Terkait hoaks surat suara tercoblos, Polri telah menetapkan LS dan HY sebagai tersangka penyebar konten berita bohong di media sosial dan grup WhatsApp. Tetapi, Dedi memastikan, kedua tersangka itu tidak memiliki keterkaitan, sebab hoaks yang disebarkan juga diterima dari media sosial tanpa melalui proses verifikasi.
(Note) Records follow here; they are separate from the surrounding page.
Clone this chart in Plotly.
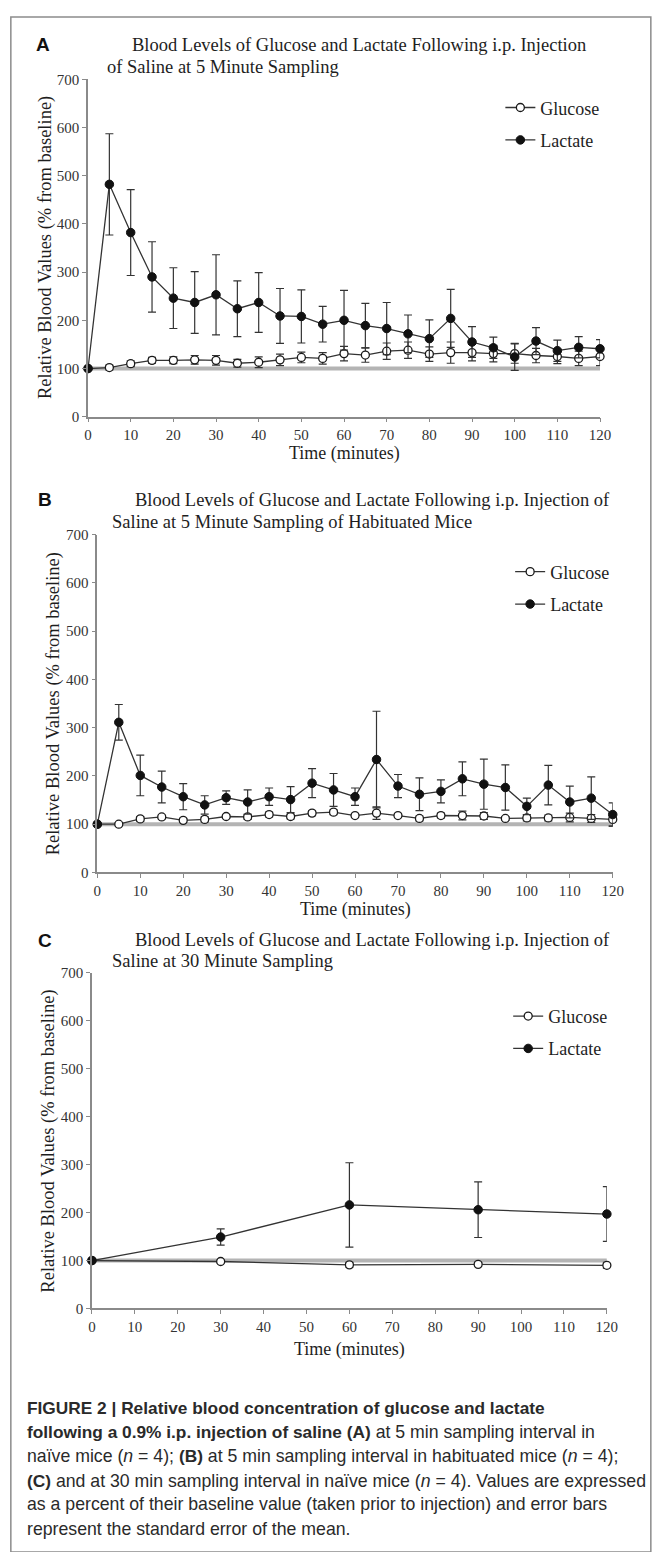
import plotly.graph_objects as go

W, H = 655, 1552

# ---------------- data ----------------
time_5min = [0, 5, 10, 15, 20, 25, 30, 35, 40, 45, 50, 55, 60, 65, 70, 75, 80, 85, 90, 95, 100, 105, 110, 115, 120]
time_30min = [0, 30, 60, 90, 120]

# Panel A: naive mice, 5 min sampling
glucose_a = [100, 102, 110, 117, 117, 118, 117, 111, 113, 118, 123, 121, 131, 128, 136, 138, 130, 133, 133, 131, 131, 127, 125, 121, 125]
glucose_a_sem = [0, 5, 6, 6, 7, 9, 10, 8, 11, 12, 11, 12, 15, 15, 17, 17, 15, 22, 17, 17, 20, 15, 15, 15, 19]
lactate_a = [100, 482, 382, 290, 246, 237, 253, 224, 237, 209, 208, 192, 200, 189, 183, 172, 162, 204, 155, 143, 124, 157, 137, 144, 141]
lactate_a_sem = [0, 105, 89, 73, 63, 64, 83, 58, 62, 57, 55, 37, 62, 46, 54, 39, 39, 60, 32, 22, 28, 28, 22, 22, 19]

# Panel B: habituated mice, 5 min sampling
glucose_b = [100, 100, 111, 115, 108, 110, 116, 115, 120, 116, 123, 125, 118, 123, 118, 112, 118, 118, 117, 112, 113, 113, 114, 112, 110]
glucose_b_sem = [0, 3, 5, 4, 4, 5, 4, 5, 5, 5, 5, 5, 4, 13, 4, 5, 5, 9, 7, 4, 6, 6, 9, 8, 14]
lactate_b = [100, 311, 201, 177, 157, 140, 155, 146, 157, 151, 185, 171, 157, 234, 179, 162, 168, 194, 183, 176, 137, 181, 146, 154, 120]
lactate_b_sem = [0, 37, 42, 33, 27, 19, 14, 25, 18, 27, 30, 34, 18, 100, 24, 34, 24, 35, 52, 47, 17, 41, 33, 44, 24]

# Panel C: naive mice, 30 min sampling
glucose_c = [100, 98, 91, 92, 90]
glucose_c_sem = [0, 3, 5, 4, 6]
lactate_c = [100, 149, 216, 206, 197]
lactate_c_sem = [0, 17, 88, 58, 57]

x_ticks = [0, 10, 20, 30, 40, 50, 60, 70, 80, 90, 100, 110, 120]
y_ticks = [0, 100, 200, 300, 400, 500, 600, 700]
baseline_value = 100

series_names = ["Glucose", "Lactate"]

titles = [
    ("Blood Levels of Glucose and Lactate Following i.p. Injection", "of Saline at 5 Minute Sampling"),
    ("Blood Levels of Glucose and Lactate Following i.p. Injection of", "Saline at 5 Minute Sampling of Habituated Mice"),
    ("Blood Levels of Glucose and Lactate Following i.p. Injection of", "Saline at 30 Minute Sampling"),
]
panel_letters = ["A", "B", "C"]
x_title = "Time (minutes)"
y_title = "Relative Blood Values (% from baseline)"

BS = "<span style='font-size:17.3px'><b>"
BE = "</b></span>"
caption_lines = [
    BS + "FIGURE 2 | Relative blood concentration of glucose and lactate" + BE,
    BS + "following a 0.9% i.p. injection of saline (A)" + BE + " at 5 min sampling interval in",
    "naïve mice (<i>n</i> = 4); " + BS + "(B)" + BE + " at 5 min sampling interval in habituated mice (<i>n</i> = 4);",
    BS + "(C)" + BE + " and at 30 min sampling interval in naïve mice (<i>n</i> = 4). Values are expressed",
    "as a percent of their baseline value (taken prior to injection) and error bars",
    "represent the standard error of the mean.",
]

# ---------------- layout geometry (pixels) ----------------
SERIF = "Liberation Serif"
SANS = "Liberation Sans"
TXT = "#1e1e1e"
AX = "#8a8a8a"

panels = [
    dict(x0=86, x1=610, ytop=72, ybot=413, title_y=(37, 60), title_x=(129, 103), letter_x=31,
         xt_y=450, yt_x=42, leg_x=508, leg_y=117,
         t=time_5min, g=glucose_a, gs=glucose_a_sem, l=lactate_a, ls=lactate_a_sem),
    dict(x0=95.5, x1=623, ytop=532, ybot=873.5, title_y=(497, 519), title_x=(132, 108), letter_x=33,
         xt_y=911, yt_x=51, leg_x=518, leg_y=586,
         t=time_5min, g=glucose_b, gs=glucose_b_sem, l=lactate_b, ls=lactate_b_sem),
    dict(x0=90, x1=617, ytop=975, ybot=1314, title_y=(942, 963), title_x=(132, 108), letter_x=33,
         xt_y=1355, yt_x=46, leg_x=516, leg_y=1035,
         t=time_30min, g=glucose_c, gs=glucose_c_sem, l=lactate_c, ls=lactate_c_sem),
]


def px(x):
    return x / W


def py(y):
    return 1 - y / H


fig = go.Figure()
annotations = []
shapes = []
legend_names = ["legend", "legend2", "legend3"]

for i, p in enumerate(panels):
    sfx = "" if i == 0 else str(i + 1)
    xa, ya = "x" + sfx, "y" + sfx
    leg = legend_names[i]

    fig.add_trace(go.Scatter(
        x=p["t"], y=p["g"], mode="lines+markers", name=series_names[0],
        xaxis=xa, yaxis=ya, legend=leg, legendgroup=f"g{i}", cliponaxis=False,
        line=dict(color="#333333", width=1.3),
        marker=dict(symbol="circle", size=8, color="white", line=dict(color="#1a1a1a", width=1.3)),
        error_y=dict(type="data", array=p["gs"], visible=True, color="#333333", thickness=1.2, width=4),
    ))
    fig.add_trace(go.Scatter(
        x=p["t"], y=p["l"], mode="lines+markers", name=series_names[1],
        xaxis=xa, yaxis=ya, legend=leg, legendgroup=f"l{i}", cliponaxis=False,
        line=dict(color="#333333", width=1.3),
        marker=dict(symbol="circle", size=8.5, color="#111111", line=dict(color="#111111", width=1)),
        error_y=dict(type="data", array=p["ls"], visible=True, color="#333333", thickness=1.2, width=4),
    ))

    axis_common = dict(showgrid=False, zeroline=False, showline=True, linecolor=AX, linewidth=1.5,
                       ticks="outside", tickcolor=AX, tickwidth=1.2,
                       tickfont=dict(family=SERIF, size=15, color="#333333"))
    fig.update_layout(**{
        "xaxis" + sfx: dict(domain=[px(p["x0"]), px(p["x1"])], range=[0, 120], anchor=ya,
                            tickvals=x_ticks, ticklen=4, **axis_common),
        "yaxis" + sfx: dict(domain=[py(p["ybot"]), py(p["ytop"])], range=[0, 700], anchor=xa,
                            tickvals=y_ticks, ticklen=4, **axis_common),
    })

    shapes.append(dict(type="line", xref=xa, yref=ya, x0=0, x1=120, y0=baseline_value, y1=baseline_value,
                       line=dict(color="#b4b4b4", width=4), layer="below"))

    # titles
    annotations.append(dict(text=panel_letters[i], x=px(p["letter_x"]), y=py(p["title_y"][0]),
                            xref="paper", yref="paper", xanchor="left", yanchor="middle", showarrow=False,
                            font=dict(family=SANS, size=19, color="#111111", weight="bold")))
    annotations.append(dict(text=titles[i][0], x=px(p["title_x"][0]), y=py(p["title_y"][0]),
                            xref="paper", yref="paper", xanchor="left", yanchor="middle", showarrow=False,
                            font=dict(family=SERIF, size=18.5, color=TXT)))
    annotations.append(dict(text=titles[i][1], x=px(p["title_x"][1]), y=py(p["title_y"][1]),
                            xref="paper", yref="paper", xanchor="left", yanchor="middle", showarrow=False,
                            font=dict(family=SERIF, size=18.5, color=TXT)))
    # axis titles
    annotations.append(dict(text=x_title, x=px((p["x0"] + p["x1"]) / 2), y=py(p["xt_y"]),
                            xref="paper", yref="paper", xanchor="center", yanchor="middle", showarrow=False,
                            font=dict(family=SERIF, size=18, color=TXT)))
    annotations.append(dict(text=y_title, x=px(p["yt_x"]), y=py((p["ytop"] + p["ybot"]) / 2), textangle=-90,
                            xref="paper", yref="paper", xanchor="center", yanchor="middle", showarrow=False,
                            font=dict(family=SERIF, size=18.5, color=TXT)))

    fig.update_layout(**{leg: dict(x=px(p["leg_x"]), y=py(p["leg_y"]), xanchor="left", yanchor="middle",
                                   bgcolor="rgba(0,0,0,0)", borderwidth=0, tracegroupgap=6,
                                   font=dict(family=SERIF, size=18, color=TXT))})

# caption
caption_y = [1415, 1439, 1463, 1488, 1512, 1537]
for line, yy in zip(caption_lines, caption_y):
    annotations.append(dict(text=line, x=px(22), y=py(yy), xref="paper", yref="paper",
                            xanchor="left", yanchor="middle", showarrow=False,
                            font=dict(family=SANS, size=17.7, color="#2a2a2a")))

# outer frame
shapes.append(dict(type="rect", xref="paper", yref="paper", x0=px(7), x1=px(662), y0=py(1560), y1=py(9),
                   line=dict(color="#8c8c8c", width=1.5), fillcolor="rgba(0,0,0,0)", layer="below"))

fig.update_layout(width=W, height=H, autosize=False, margin=dict(l=0, r=0, t=0, b=0, pad=0),
                  paper_bgcolor="white", plot_bgcolor="rgba(0,0,0,0)", showlegend=True,
                  annotations=annotations, shapes=shapes)

fig.write_html("out.html")
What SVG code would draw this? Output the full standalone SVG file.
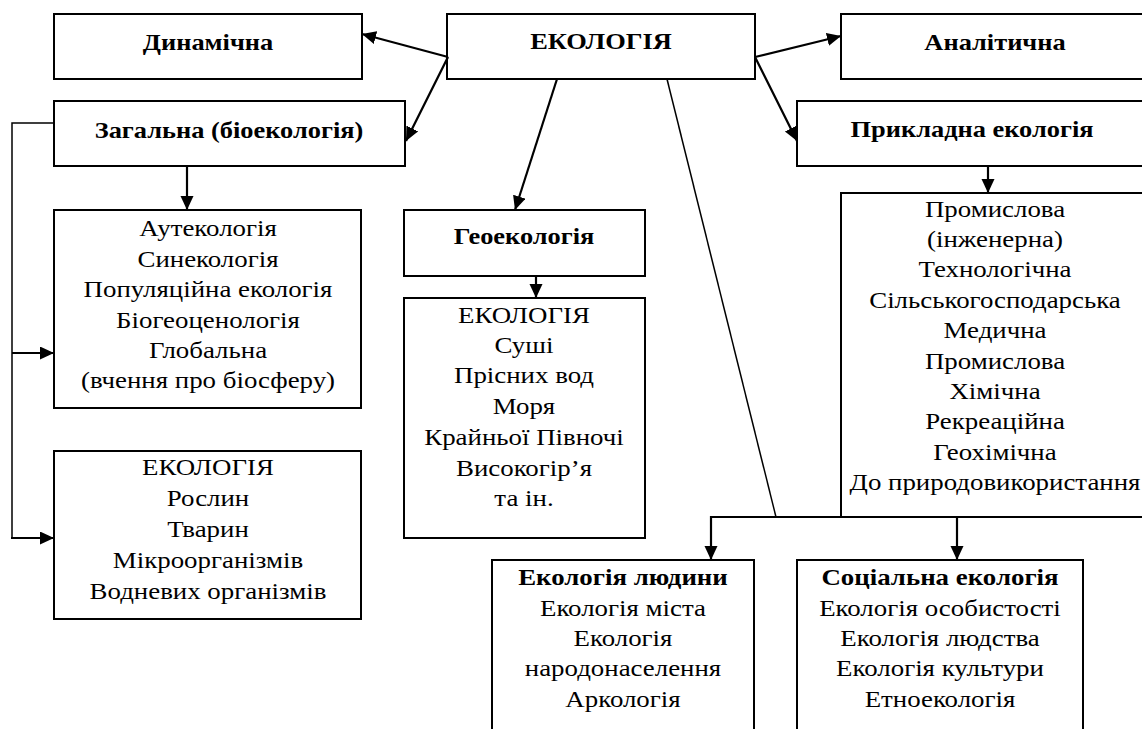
<svg xmlns="http://www.w3.org/2000/svg" width="1142" height="729" viewBox="0 0 1142 729">
<style>
  .box { fill: #fff; stroke: #000; stroke-width: 2; }
  .t { font-family: "Liberation Serif", "Times New Roman", serif; font-size: 24px; fill: #000; text-anchor: middle; }
  .b { font-weight: bold; }
  .c { stroke: #000; stroke-width: 2.2; fill: none; }
  .thin { stroke: #000; stroke-width: 1.5; fill: none; }
</style>
<defs>
  <marker id="ah" markerUnits="userSpaceOnUse" markerWidth="15" markerHeight="14" refX="14" refY="6.5" orient="auto">
    <path d="M0,0 L14,6.5 L0,13 z" fill="#000"/>
  </marker>
</defs>
<rect width="1142" height="729" fill="#fff"/>

<g id="n-ecology"><rect class="box" x="447" y="14" width="308" height="65"/>
  <g transform="translate(601,0) scale(1.1,1)"><text class="t b" x="0" y="49">ЕКОЛОГІЯ</text></g></g>
<g id="n-dynamic"><rect class="box" x="54" y="14" width="308" height="65"/>
  <g transform="translate(208,0) scale(1.1,1)"><text class="t b" x="0" y="50">Динамічна</text></g></g>
<g id="n-analytic"><rect class="box" x="841" y="14" width="308" height="65"/>
  <g transform="translate(995,0) scale(1.1,1)"><text class="t b" x="0" y="50">Аналітична</text></g></g>
<g id="n-general"><rect class="box" x="54" y="101" width="351" height="65"/>
  <g transform="translate(229,0) scale(1.1,1)"><text class="t b" x="0" y="138">Загальна (біоекологія)</text></g></g>
<g id="n-applied"><rect class="box" x="797" y="101" width="352" height="65"/>
  <g transform="translate(972,0) scale(1.1,1)"><text class="t b" x="0" y="137">Прикладна екологія</text></g></g>

<g id="n-autecology"><rect class="box" x="54" y="210" width="307" height="198"/>
  <g transform="translate(208,0) scale(1.12,1)">
  <text class="t" x="0" y="236">Аутекологія</text>
  <text class="t" x="0" y="267">Синекологія</text>
  <text class="t" x="0" y="297">Популяційна екологія</text>
  <text class="t" x="0" y="328">Біогеоценологія</text>
  <text class="t" x="0" y="358">Глобальна</text>
  <text class="t" x="0" y="388">(вчення про біосферу)</text>
  </g>
</g>
<g id="n-organisms"><rect class="box" x="54" y="451" width="307" height="168"/>
  <g transform="translate(208,0) scale(1.12,1)">
  <text class="t" x="0" y="475">ЕКОЛОГІЯ</text>
  <text class="t" x="0" y="506">Рослин</text>
  <text class="t" x="0" y="537">Тварин</text>
  <text class="t" x="0" y="568">Мікроорганізмів</text>
  <text class="t" x="0" y="599">Водневих організмів</text>
  </g>
</g>
<g id="n-geo"><rect class="box" x="404" y="210" width="241" height="66"/>
  <g transform="translate(524,0) scale(1.1,1)"><text class="t b" x="0" y="244">Геоекологія</text></g></g>
<g id="n-geolist"><rect class="box" x="404" y="298" width="241" height="240"/>
  <g transform="translate(524,0) scale(1.12,1)">
  <text class="t" x="0" y="323">ЕКОЛОГІЯ</text>
  <text class="t" x="0" y="353">Суші</text>
  <text class="t" x="0" y="383">Прісних вод</text>
  <text class="t" x="0" y="414">Моря</text>
  <text class="t" x="0" y="445">Крайньої Півночі</text>
  <text class="t" x="0" y="476">Високогір’я</text>
  <text class="t" x="0" y="506">та ін.</text>
  </g>
</g>
<g id="n-appliedlist"><rect class="box" x="841" y="193" width="308" height="324"/>
  <g transform="translate(995,0) scale(1.12,1)">
  <text class="t" x="0" y="217">Промислова</text>
  <text class="t" x="0" y="247">(інженерна)</text>
  <text class="t" x="0" y="277">Технологічна</text>
  <text class="t" x="0" y="308">Сільськогосподарська</text>
  <text class="t" x="0" y="338">Медична</text>
  <text class="t" x="0" y="369">Промислова</text>
  <text class="t" x="0" y="399">Хімічна</text>
  <text class="t" x="0" y="429">Рекреаційна</text>
  <text class="t" x="0" y="460">Геохімічна</text>
  <text class="t" x="0" y="490">До природовикористання</text>
  </g>
</g>
<g id="n-human"><rect class="box" x="492" y="560" width="262" height="190"/>
  <g transform="translate(623,0) scale(1.12,1)">
  <text class="t b" x="0" y="585">Екологія людини</text>
  <text class="t" x="0" y="616">Екологія міста</text>
  <text class="t" x="0" y="646">Екологія</text>
  <text class="t" x="0" y="676">народонаселення</text>
  <text class="t" x="0" y="707">Аркологія</text>
  </g>
</g>
<g id="n-social"><rect class="box" x="797" y="560" width="286" height="190"/>
  <g transform="translate(940,0) scale(1.12,1)">
  <text class="t b" x="0" y="585">Соціальна екологія</text>
  <text class="t" x="0" y="616">Екологія особистості</text>
  <text class="t" x="0" y="646">Екологія людства</text>
  <text class="t" x="0" y="676">Екологія культури</text>
  <text class="t" x="0" y="707">Етноекологія</text>
  </g>
</g>

<g id="connectors">
  <line class="c" x1="448" y1="57" x2="362" y2="34" marker-end="url(#ah)"/>
  <line class="c" x1="448" y1="57" x2="406" y2="141" marker-end="url(#ah)"/>
  <line class="c" x1="755" y1="57" x2="841" y2="36" marker-end="url(#ah)"/>
  <line class="c" x1="755" y1="57" x2="797" y2="141" marker-end="url(#ah)"/>
  <line class="c" x1="557" y1="79" x2="515" y2="210" marker-end="url(#ah)"/>
  <line class="thin" x1="667" y1="79" x2="776" y2="517"/>
  <line class="c" x1="187" y1="166" x2="187" y2="210" marker-end="url(#ah)"/>
  <line class="c" x1="536" y1="276" x2="536" y2="298" marker-end="url(#ah)"/>
  <line class="c" x1="988" y1="166" x2="988" y2="193" marker-end="url(#ah)"/>
  <polyline class="thin" points="54,123 12,123 12,538"/>
  <line class="c" x1="12" y1="353" x2="54" y2="353" marker-end="url(#ah)"/>
  <line class="c" x1="11" y1="538" x2="54" y2="538" marker-end="url(#ah)"/>
  <line class="c" x1="711" y1="517" x2="1142" y2="517"/>
  <line class="c" x1="711" y1="516" x2="711" y2="560" marker-end="url(#ah)"/>
  <line class="c" x1="957" y1="517" x2="957" y2="560" marker-end="url(#ah)"/>
</g>
</svg>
Selanjutnya, pada pekan ini, tim penyidik akan menentukan keterlibatan pihak-pihak lain dalam penyebaran hoaks itu.
Literasi digital
Terkait rendahnya keinginan publik melakukan verifikasi terhadap informasi di media sosial, Dedi menyatakan, pihaknya telah berkerja sama dengan kementerian/lembaga dan masyarakat sipil jntuk melakukan program literasi digital dan edukasi agar masyarakat cerdas memanfaatkan media sosial.
Selain penegakan hukum, Polri berupaya untuk mengedukasi masyarakat soal hoaks. Polri pun berkoordinasi dengan Kementerian Komunikasi dan Informatika serta Badan Siber dan Sandi Negara (BSSN) untuk memberantas akun-akun media sosial penyebar hoaks melalui kebijakan pemblokiran.
Juru bicara BSSN Anton Setiawan menjelaskan, literasi digital telah dilalukan oleh BSSN, termasuk dengan menggandeng media untuk menyebarkan pemahaman masyarakat terhadap bahaya hoaks. Terdapat empat langkah yang telah disusun BSSN untuk menyadarkan masyarakat agar terhindar dari hoaks.
Pertama, mengecek kembali ketika menerima berbagai informasi yang diterima di dunia maya. Kedua, jangan mudah curiga kepada pihak yang disukai atau tidak disukai ketika mendapatkan informasi. Ketiga, menyampaikan gagasan secara bijak. Terakhir, sabar dan hawa nafsu untuk menyebarkan konten pemecah belah bersifat ujaran kebencian atau SARA (suku, agama, ras, dan antar golongan).
Penyebaran hoaks tak akan mudah diantisipasi hanya melakukan langkah jangka pendek, seperti pemblokiran dan penegakan hukum. Diperlukan program literasi digital yang terus-menerus untuk memerangi hoaks.
Namun, Ketua Komite Pengecekan Fakta Masyarakat Anti Fitnah Indonesia (Mafindo) Aribowo Sasmito menuturkan, penyebaran hoaks tak akan mudah diantisipasi hanya melakukan langkah jangka pendek, seperti pemblokiran dan penegakan hukum. Diperlukan program literasi digital yang terus-menerus untuk memerangi hoaks.
Selain 12 informasi palsu yang telah diverifikasi, Aribowo mengungkapkan, pihaknya mengecek 6 informasi yang viral di media sosial. Peningkatan pemahaman dan edukasi publik adalah satu-satunya langkah efektif untuk mengurangi kebutuhan terhadap produksi hoaks.